**WORK INSTRUCTIONS**
In the material below, find all lines with the string "matplotlib" and copy them.

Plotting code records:

((

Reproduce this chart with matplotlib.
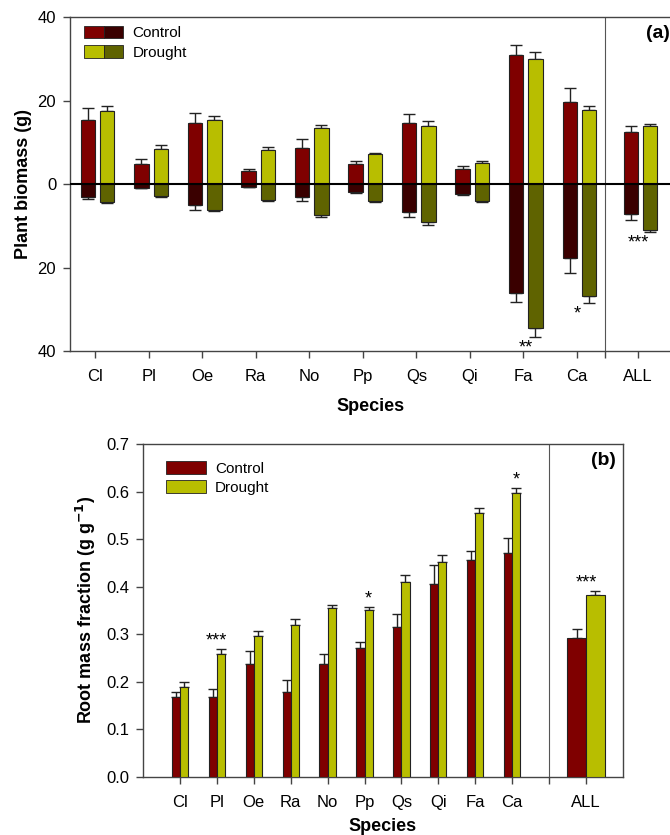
import numpy as np
import matplotlib
matplotlib.use("Agg")
import matplotlib.pyplot as plt
from matplotlib.legend_handler import HandlerTuple
from matplotlib.patches import Patch

plt.rcParams['font.family'] = ['Liberation Sans', 'DejaVu Sans']

species = ['Cl', 'Pl', 'Oe', 'Ra', 'No', 'Pp', 'Qs', 'Qi', 'Fa', 'Ca', 'ALL']

# panel (a): above ground (positive) and below ground (negative) biomass, g
ctrl_up = [15.3, 4.9, 14.5, 3.1, 8.7, 4.7, 14.5, 3.6, 30.8, 19.6, 12.5]
ctrl_up_err = [3.0, 1.1, 2.6, 0.5, 2.1, 0.9, 2.2, 0.7, 2.6, 3.4, 1.5]
drt_up = [17.5, 8.5, 15.4, 8.1, 13.4, 7.1, 13.8, 5.0, 29.9, 17.7, 13.8]
drt_up_err = [1.2, 0.8, 1.0, 0.7, 0.7, 0.3, 1.3, 0.5, 1.7, 1.0, 0.5]
ctrl_dn = [3.2, 0.9, 5.0, 0.6, 3.1, 1.9, 6.8, 2.5, 26.0, 17.8, 7.1]
ctrl_dn_err = [0.5, 0.1, 1.3, 0.2, 1.0, 0.2, 1.2, 0.1, 2.2, 3.4, 1.5]
drt_dn = [4.3, 2.9, 6.2, 3.9, 7.4, 4.1, 9.1, 4.0, 34.6, 26.9, 11.0]
drt_dn_err = [0.2, 0.1, 0.2, 0.1, 0.5, 0.1, 0.7, 0.2, 2.1, 1.6, 0.6]

# panel (b): root mass fraction, g g-1
rmf_ctrl = [0.169, 0.169, 0.237, 0.179, 0.238, 0.272, 0.316, 0.405, 0.457, 0.470, 0.293]
rmf_ctrl_err = [0.009, 0.015, 0.028, 0.025, 0.021, 0.012, 0.026, 0.041, 0.017, 0.032, 0.019]
rmf_drt = [0.190, 0.259, 0.297, 0.320, 0.355, 0.351, 0.410, 0.451, 0.555, 0.596, 0.383]
rmf_drt_err = [0.009, 0.011, 0.009, 0.013, 0.007, 0.007, 0.014, 0.015, 0.011, 0.012, 0.008]

sig_a = {8: '**', 9: '*', 10: '***'}
sig_b = {1: '***', 5: '*', 9: '*', 10: '***'}

c_red = '#7f0000'
c_red_dk = '#3a0000'
c_yel = '#b8be00'
c_yel_dk = '#5f6300'
edge = '#222222'
spine_c = '#444444'

fig = plt.figure(figsize=(6.7, 8.35), dpi=100)

# ---------------- panel (a)
ax1 = fig.add_axes([0.1045, 0.5796, 0.8965, 0.40])
xa = np.array(list(range(10)) + [10.14])
w = 0.27
xc = xa - w / 2
xd = xa + 0.09 + w / 2
bk = dict(width=w, edgecolor=edge, linewidth=0.8, zorder=3)
ek = dict(ecolor='#222222', elinewidth=1.0, capsize=4.5, capthick=1.0, zorder=2)
ax1.bar(xc, ctrl_up, color=c_red, yerr=[np.zeros(11), ctrl_up_err], error_kw=ek, **bk)
ax1.bar(xd, drt_up, color=c_yel, yerr=[np.zeros(11), drt_up_err], error_kw=ek, **bk)
ax1.bar(xc, -np.array(ctrl_dn), color=c_red_dk, yerr=[ctrl_dn_err, np.zeros(11)], error_kw=ek, **bk)
ax1.bar(xd, -np.array(drt_dn), color=c_yel_dk, yerr=[drt_dn_err, np.zeros(11)], error_kw=ek, **bk)
ax1.axhline(0, color='black', lw=1.5, zorder=4)
for i, s in sig_a.items():
    y = -(drt_dn[i] + drt_dn_err[i]) - 0.6
    xs = xa[i] + (0.05 if i == 8 else 0.0)
    ax1.text(xs, y, s, ha='center', va='top', fontsize=13)
ax1.set_xlim(-0.47, 10.75)
ax1.set_ylim(-40, 40)
ax1.set_yticks([-40, -20, 0, 20, 40])
ax1.set_yticklabels(['40', '20', '0', '20', '40'])
ax1.set_xticks(xa)
ax1.set_xticklabels(species)
ax1.set_xticks([9.52], minor=True)
ax1.axvline(9.52, color='#555555', lw=0.8, zorder=1)
ax1.set_ylabel('Plant biomass (g)', fontsize=13, fontweight='bold', labelpad=4)
ax1.set_xlabel('Species', fontsize=13, fontweight='bold', labelpad=10)
ax1.text(0.998, 0.975, '(a)', transform=ax1.transAxes, ha='right', va='top',
         fontsize=14, fontweight='bold')
leg_h = [(Patch(fc=c_red, ec=edge, lw=0.6), Patch(fc=c_red_dk, ec=edge, lw=0.6)),
         (Patch(fc=c_yel, ec=edge, lw=0.6), Patch(fc=c_yel_dk, ec=edge, lw=0.6))]
ax1.legend(leg_h, ['Control', 'Drought'], handler_map={tuple: HandlerTuple(ndivide=None, pad=0)},
           loc='upper left', bbox_to_anchor=(0.0, 1.015), frameon=False, fontsize=11,
           handlelength=2.6, handleheight=0.9, handletextpad=0.6, labelspacing=0.3)

# ---------------- panel (b)
ax2 = fig.add_axes([0.2134, 0.0695, 0.7164, 0.3988])
xb = np.array(list(range(10)) + [11])
wb = np.array([0.22] * 10 + [0.51])
ax2.bar(xb - wb / 2, rmf_ctrl, width=wb, color=c_red, edgecolor=edge, linewidth=0.8, zorder=3,
        yerr=[np.zeros(11), rmf_ctrl_err], error_kw=dict(ek, capsize=3.5))
ax2.bar(xb + wb / 2, rmf_drt, width=wb, color=c_yel, edgecolor=edge, linewidth=0.8, zorder=3,
        yerr=[np.zeros(11), rmf_drt_err], error_kw=dict(ek, capsize=3.5))
for i, s in sig_b.items():
    y = rmf_drt[i] + rmf_drt_err[i] - 0.002
    xs = xb[i] + (wb[i] / 2 if i not in (1, 10) else 0.0)
    ax2.text(xs, y, s, ha='center', va='bottom', fontsize=13)
ax2.set_xlim(-1, 12)
ax2.set_ylim(0, 0.7)
ax2.set_yticks(np.arange(0, 0.71, 0.1))
ax2.set_yticklabels(['%.1f' % v for v in np.arange(0, 0.71, 0.1)])
ax2.set_xticks(xb)
ax2.set_xticklabels(species)
ax2.set_xticks([10], minor=True)
ax2.axvline(10, color='#555555', lw=0.8, zorder=1)
ax2.set_ylabel('Root mass fraction (g g$^{\\mathbf{-1}}$)', fontsize=13, fontweight='bold', labelpad=6)
ax2.set_xlabel('Species', fontsize=13, fontweight='bold', labelpad=6)
ax2.text(0.985, 0.975, '(b)', transform=ax2.transAxes, ha='right', va='top',
         fontsize=14, fontweight='bold')
ax2.legend([Patch(fc=c_red, ec=edge, lw=0.6), Patch(fc=c_yel, ec=edge, lw=0.6)],
           ['Control', 'Drought'], loc='upper left', bbox_to_anchor=(0.02, 0.99),
           frameon=False, fontsize=11, handlelength=2.6, handleheight=0.9,
           handletextpad=0.6, labelspacing=0.3)

for ax in (ax1, ax2):
    for sp in ax.spines.values():
        sp.set_color(spine_c)
        sp.set_linewidth(1.0)
    ax.tick_params(which='both', direction='out', color=spine_c, width=1.0, length=5,
                   labelsize=12, pad=5)
    ax.tick_params(axis='x', pad=8)
ax1.spines['right'].set_visible(False)

fig.savefig('out.png', dpi=100)
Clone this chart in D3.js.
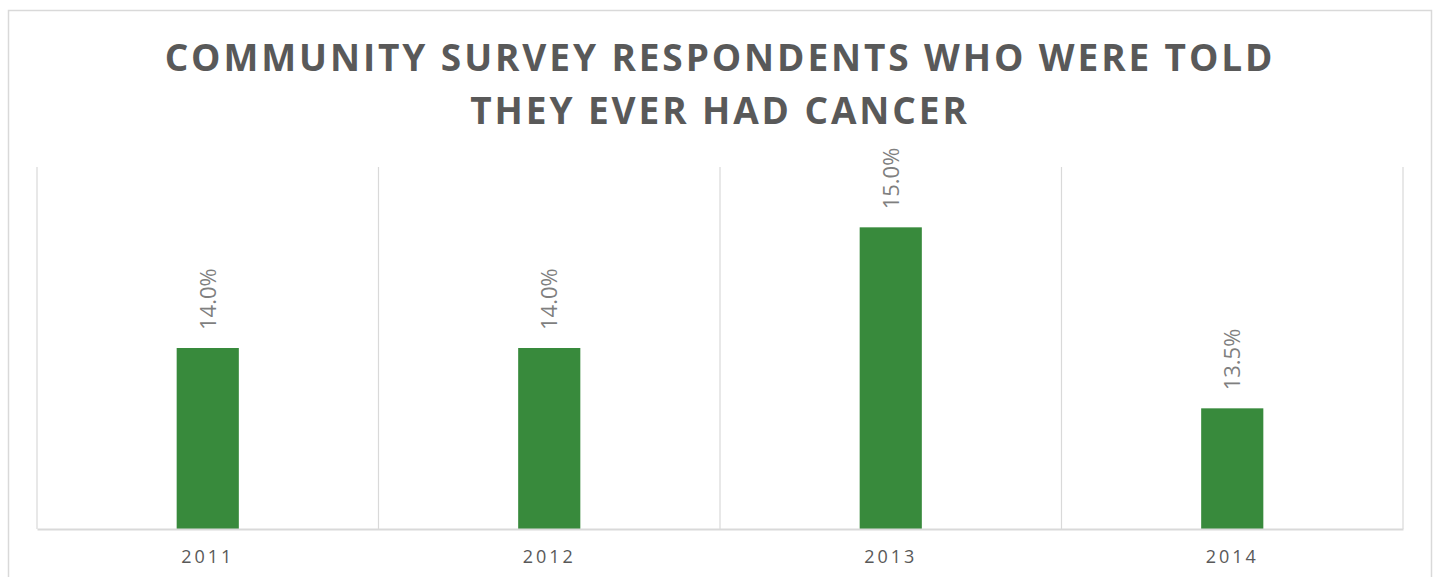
<!DOCTYPE html>
<html><head><meta charset="utf-8">
<script src="https://cdn.jsdelivr.net/npm/d3@7"></script>
<style>html,body{margin:0;padding:0;background:#fff;}svg{display:block;}</style>
</head><body>
<svg id="chart" width="1439" height="577"></svg>
<script>
const titleLines = ["COMMUNITY SURVEY RESPONDENTS WHO WERE TOLD", "THEY EVER HAD CANCER"];
const categories = ["2011", "2012", "2013", "2014"];
const values = [14.0, 14.0, 15.0, 13.5];
const yDomain = [12.5, 15.5];

const svg = d3.select("#chart");
const W = 1439, H = 577;
const m = {left: 37, right: 36, top: 167, bottom: 48};
const pw = W - m.left - m.right, ph = H - m.top - m.bottom;

// outer border
svg.append("rect").attr("x", 8.5).attr("y", 10.5).attr("width", 1423).attr("height", 600)
  .attr("fill", "#fff").attr("stroke", "#d9d9d9").attr("stroke-width", 1.5);

const t = svg.append("text").attr("text-anchor", "middle")
  .attr("font-family", "'Open Sans', sans-serif").attr("font-weight", 700)
  .attr("font-size", 37).attr("letter-spacing", 2.9).attr("fill", "#595959");
titleLines.forEach((l, i) => t.append("tspan").attr("x", 720).attr("y", 71 + i * 53).text(l));

const g = svg.append("g").attr("transform", `translate(${m.left},${m.top})`);
const x = d3.scaleBand().domain(categories).range([0, pw]).paddingInner(0).paddingOuter(0);
const y = d3.scaleLinear().domain(yDomain).range([ph, 0]);

// vertical gridlines at category boundaries
const bounds = categories.map(c => x(c)).concat([pw]);
g.selectAll(".grid").data(bounds).join("line")
  .attr("x1", d => d).attr("x2", d => d).attr("y1", 0).attr("y2", ph)
  .attr("stroke", "#d9d9d9").attr("stroke-width", 1.2);

const bw = x.bandwidth() * 0.182;
g.selectAll(".bar").data(values).join("rect")
  .attr("x", (d, i) => x(categories[i]) + x.bandwidth() / 2 - bw / 2)
  .attr("width", bw)
  .attr("y", d => y(d)).attr("height", d => ph - y(d))
  .attr("fill", "#388a3c");

g.selectAll(".lbl").data(values).join("text")
  .attr("transform", (d, i) => `translate(${x(categories[i]) + x.bandwidth() / 2 + 8},${y(d) - 18}) rotate(-90)`)
  .attr("text-anchor", "start")
  .attr("font-family", "'Open Sans', sans-serif").attr("font-size", 22)
  .attr("fill", "#7f7f7f")
  .text(d => d.toFixed(1) + "%");

// x axis
const xa = g.append("g").attr("transform", `translate(0,${ph})`).call(d3.axisBottom(x).tickSize(0).tickPadding(0));
xa.select(".domain").attr("stroke", "#d9d9d9").attr("stroke-width", 2);
xa.selectAll("text").attr("dy", 0).attr("y", 34)
  .attr("font-family", "'Open Sans', sans-serif").attr("font-size", 18)
  .attr("letter-spacing", 3).attr("fill", "#595959");
</script>
</body></html>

))

**OUTPUT BELOW**
Reproduce this chart with matplotlib.
import matplotlib
matplotlib.use("Agg")
import matplotlib.pyplot as plt
from matplotlib.legend_handler import HandlerTuple
from matplotlib.patches import Patch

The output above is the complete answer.